Hey, thanks for responding!
I did check, i do have those options in /lib/modprobe.d/50-nvidia-default.conf

Should i delete the whole file, or just the fbdev part?
Or leave the file, and delete the contents?

What do those options do anyway?

EDIT: I also have dual monitors, if that’s relevant.

Don’t delete the file, just set fbdev=0 instead of 1, then recreate the initrd sudo dracut -f and reboot.
fbdev=1 is for having a hires, accelerated text console.

Thanks, i’ll try it and report back.
I kinda need the computer for a while now though, so later. :)
In case something weird happens.

It’s default enabled in fedora

https://pkgs.rpmfusion.org/cgit/nonfree/nvidia-kmod.git/tree/make_modeset_default.patch

add nvidia-drm.fbdev=0 to the cmdline

1 Like

Oh, really. nonfree/nvidia-kmod.git - nvidia-kmod

Ok, that would explain why it is active and might causes these issues when I have not enabled it. I’ll have to test that later, I downgraded the driver earlier to get my setup back to work. Thanks for the pointer, I was scratching my head about that.
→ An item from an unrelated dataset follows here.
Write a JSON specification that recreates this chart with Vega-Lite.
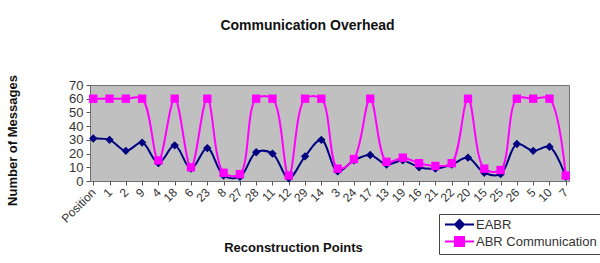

Ok, i tried fbdev=0, the flip event timeout message seems to be gone, and the startup process was faster, as it should be.

I then tried the Wayland session, but it still wasn’t good, black bars flickering on screen in games, and some windows.

I tried X11 again, works ok but the refresh rate is set to 60Hz, not 75Hz like i set it initially.
Now, when i try to set the refresh rate to 75Hz, gnome session crashes, and tells me to log out and try again.
I also got a third display for some reason (i only have 2), that is set to 800x600, 60Hz, says 10" Unknown display, and is positioned to the most right.

I think i’m going to try to revert the driver to an earlier one… This isn’t working too good. I might have more luck with an earlier version.

Ok, just to confirm. At least for me, adding options nvidia-drm fbdev=0 to /etc/modprobe.d/nvidia.conf and then rebuilding my InitRD via dracut works. The notebook can handle my external screens again, and the error messages are gone (tested with Linux kernel 6.6.3-100.fc38.x86_64, NVIDIA drivers 545.29.06, and on X-Server). I also don’t have flickering issues Gordan described (at least so far).

Those only happen to me on Wayland (Gnome). X11 works fine.

A restart fixed the refresh rate crash issue as well. I still have a ghost monitor in display options, but i could change the refresh rate of the actual ones at least.

Also my system boots now normally to Wayland after setting fbdevto 0 and and running mkinitcpio -P

I have this too. Like everyone else mentioned already is to set fbdev=0.

I’ve had one or two occasions when fbdev=1 actually worked fine, I have no idea why, all I did was to reboot the system. (so it might be a race condition?)

Ok, so a quick update, the race condition idea got me thinking, so I decided to turn off the secondary monitor when booting… and voila! The timeout disappeared. Tried 3 reboots in a row. works like a charm.

So apparently you can have fbdev=1 if you turn off your secondary monitor when booting
Might not work for everyone but it did for me.

ping @2024a

I just debugged a problem with the fbdev code where the workqueue trying to handle a hotplug event gets deadlocked with an event that it’s waiting for that’s supposed to be processed on the same workqueue. It’s possible that having your second monitor attached was generating a hotplug at boot and triggering the deadlock.

Did your system eventually recover after the timeout events, or did you just keep getting more timeouts without it actually recovering? If you’re willing to install from a .run file I could send you a patch you could try to avoid the deadlock.

@aplattner I can give it a try. It does recover but it takes a while. Screen keeps switching modes etc.